One Small Voice: Lyn Gardner

Published on 26 December 2017

Lyn Gardner, theatre critic for the Guardian newspaper, shares how reviews can help build a more mature arts scene.

Interview by Pamela Ho

If there is one thing I’ve learned over more than 30 years of writing about theatre, it’s that a strong artistic culture and a thriving critical culture walk hand in hand. Artists are spurred into making better and more adventurous and more diverse work when they are in dialogue with critics who love an art form, have a wide-ranging knowledge about it, and are keen to help nudge that art form on.

Theatre has plenty of gate-keepers already, and I don’t see it as my job to add an extra layer of gate-keeping. I’d prefer to think of what I do as midwifery: helping the baby emerge blinking into the world. Young and emerging artists often need a bit of a helping hand, particularly if they are taking risks in terms of content and form.

I reckon there is a danger that when faced with new forms, critics can sometimes take fright and run. But it’s often the shows that take you outside of your comfort zone that turn out to be the most interesting, and often the most enduring too. I never ask the question: is that theatre? The far more interesting question is: what is it that theatre might be? Artists and critics can dream that together.
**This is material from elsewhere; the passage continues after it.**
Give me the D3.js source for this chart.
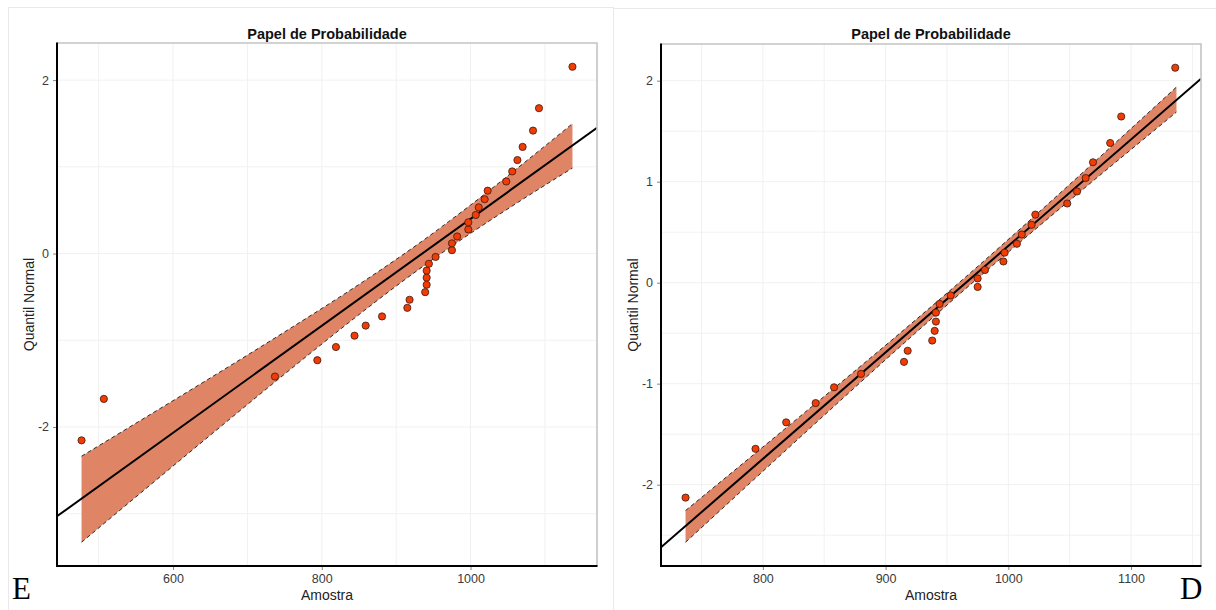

When I came to Singapore in 2016, I found a small, young arts scene, full of talent and possibility, but one in which critical conversation was still limited. In a small community, it is sometimes harder to write criticism that is useful because of fear of offending. But critics can kill with kindness. That doesn’t mean you have to write in a waspish fashion, but you can try to observe and write about work in a way that makes artists think harder about their practice and the choices they are making and encourages them to keep challenging themselves and audiences.

I’ve no doubt that it’s only to the good that there are so many writers and bloggers in Singapore trying to interrogate theatre. Once upon a time, writing about theatre was the privilege of just a few; now many can join in the conversation on many different platforms. The broader and livelier that conversation, and the more diverse those voices, the better it is for theatre and an evolving theatre culture. An art form that is widely talked about and written about is an art form that has no need to worry that it might be a dying art form.

Lyn Gardner writes about theatre for UK publications, the Guardian and The Stage. She has written 14 novels for children and is the recipient of the 2017 UK Theatre Award for outstanding contribution to British theatre, and the 2017 Total Theatre award for significant contribution to UK theatre. Catch Gardner in a public forum, Theatre Reviews: Last Word or the Start of a Conversation, at the M1 Singapore Fringe Festival on 28 January, Centre 42, 3pm.

EXPERT TIPS - Write This Way

Photo: iStock

Remember when writing a review that you are not doing an exam. There is no right or wrong answer. You are simply responding to what you have seen.

Be honest and heartfelt in your response. Dishonesty does a disservice to both yourself and the artists whose work you are reviewing.

See as much theatre as you can, and the widest possible range of theatre, so that you learn the vocabulary of many different forms.